#### [AIM]
Give only the count of lines containing "recreates".

#### [AVAILABLE RECORDS]
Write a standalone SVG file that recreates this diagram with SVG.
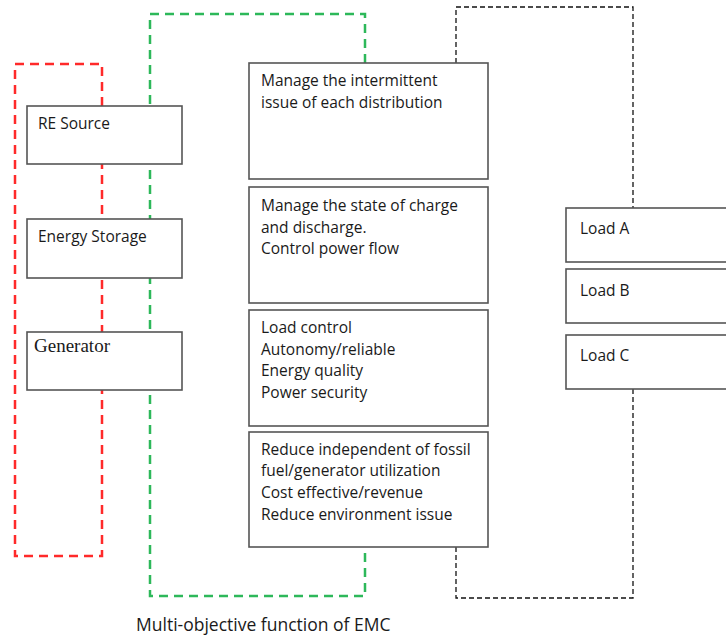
<svg xmlns="http://www.w3.org/2000/svg" width="726" height="635" viewBox="0 0 726 635">
<style>
.box{fill:#fff;stroke:#555;stroke-width:1.6}
.t{font-family:"Open Sans","Liberation Sans",sans-serif;font-size:15.5px;fill:#1a1a1a}
.red{fill:none;stroke:#ff2a2a;stroke-width:2.5;stroke-dasharray:9 6}
.green{fill:none;stroke:#2db85a;stroke-width:2.5;stroke-dasharray:9 6}
.black{fill:none;stroke:#111;stroke-width:1.3;stroke-dasharray:5 3}
</style>
<rect width="726" height="635" fill="#fff"/>
<g id="connectors">
<path class="red" d="M102,106 V64 H15 V556 H102 V164"/>
<path class="green" d="M365,63 V14 H150 V596 H365 V547"/>
<path class="black" d="M456,63 V7 H633 V208"/>
<path class="black" d="M633,389 V598 H456 V547"/>
</g>
<g id="re-source"><rect class="box" x="27" y="106" width="155" height="58"/><text class="t" x="38" y="129">RE Source</text></g>
<g id="energy-storage"><rect class="box" x="27" y="219" width="155" height="59"/><text class="t" x="38" y="242">Energy Storage</text></g>
<g id="generator"><rect class="box" x="27" y="332" width="155" height="58"/><text x="34" y="352" style="font-family:'Liberation Serif',serif;font-size:19px;fill:#1a1a1a">Generator</text></g>
<g id="obj1"><rect class="box" x="249" y="63" width="239" height="116"/><text class="t" x="261" y="86">Manage the intermittent</text><text class="t" x="261" y="108">issue of each distribution</text></g>
<g id="obj2"><rect class="box" x="249" y="187" width="239" height="116"/><text class="t" x="261" y="211">Manage the state of charge</text><text class="t" x="261" y="233">and discharge.</text><text class="t" x="261" y="254">Control power flow</text></g>
<g id="obj3"><rect class="box" x="249" y="310" width="239" height="116"/><text class="t" x="261" y="333">Load control</text><text class="t" x="261" y="355">Autonomy/reliable</text><text class="t" x="261" y="376">Energy quality</text><text class="t" x="261" y="398">Power security</text></g>
<g id="obj4"><rect class="box" x="249" y="432" width="239" height="115"/><text class="t" x="261" y="455">Reduce independent of fossil</text><text class="t" x="261" y="476">fuel/generator utilization</text><text class="t" x="261" y="498">Cost effective/revenue</text><text class="t" x="261" y="520">Reduce environment issue</text></g>
<g id="load-a"><rect class="box" x="566" y="208" width="170" height="54"/><text class="t" x="580" y="234">Load A</text></g>
<g id="load-b"><rect class="box" x="566" y="269" width="170" height="54"/><text class="t" x="580" y="296">Load B</text></g>
<g id="load-c"><rect class="box" x="566" y="335" width="170" height="54"/><text class="t" x="580" y="361">Load C</text></g>
<text x="136" y="631" style="font-family:'Open Sans','Liberation Sans',sans-serif;font-size:17.5px;fill:#1a1a1a">Multi-objective function of EMC</text>
</svg>
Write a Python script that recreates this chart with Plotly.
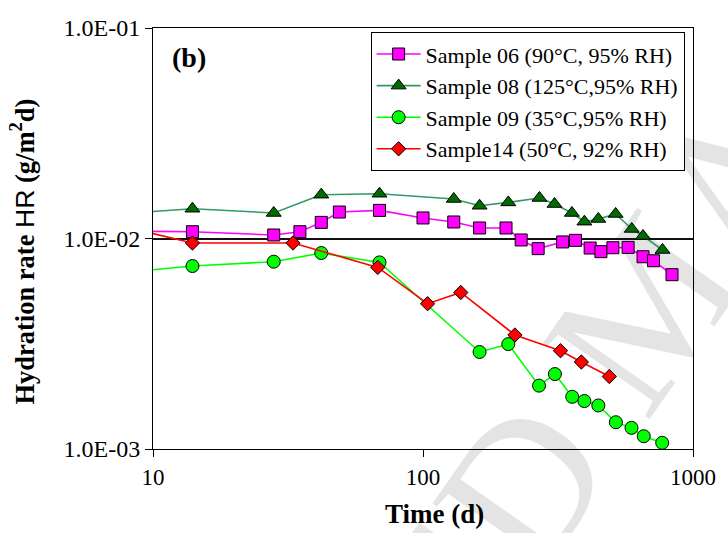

#### [FULL ANSWER]
2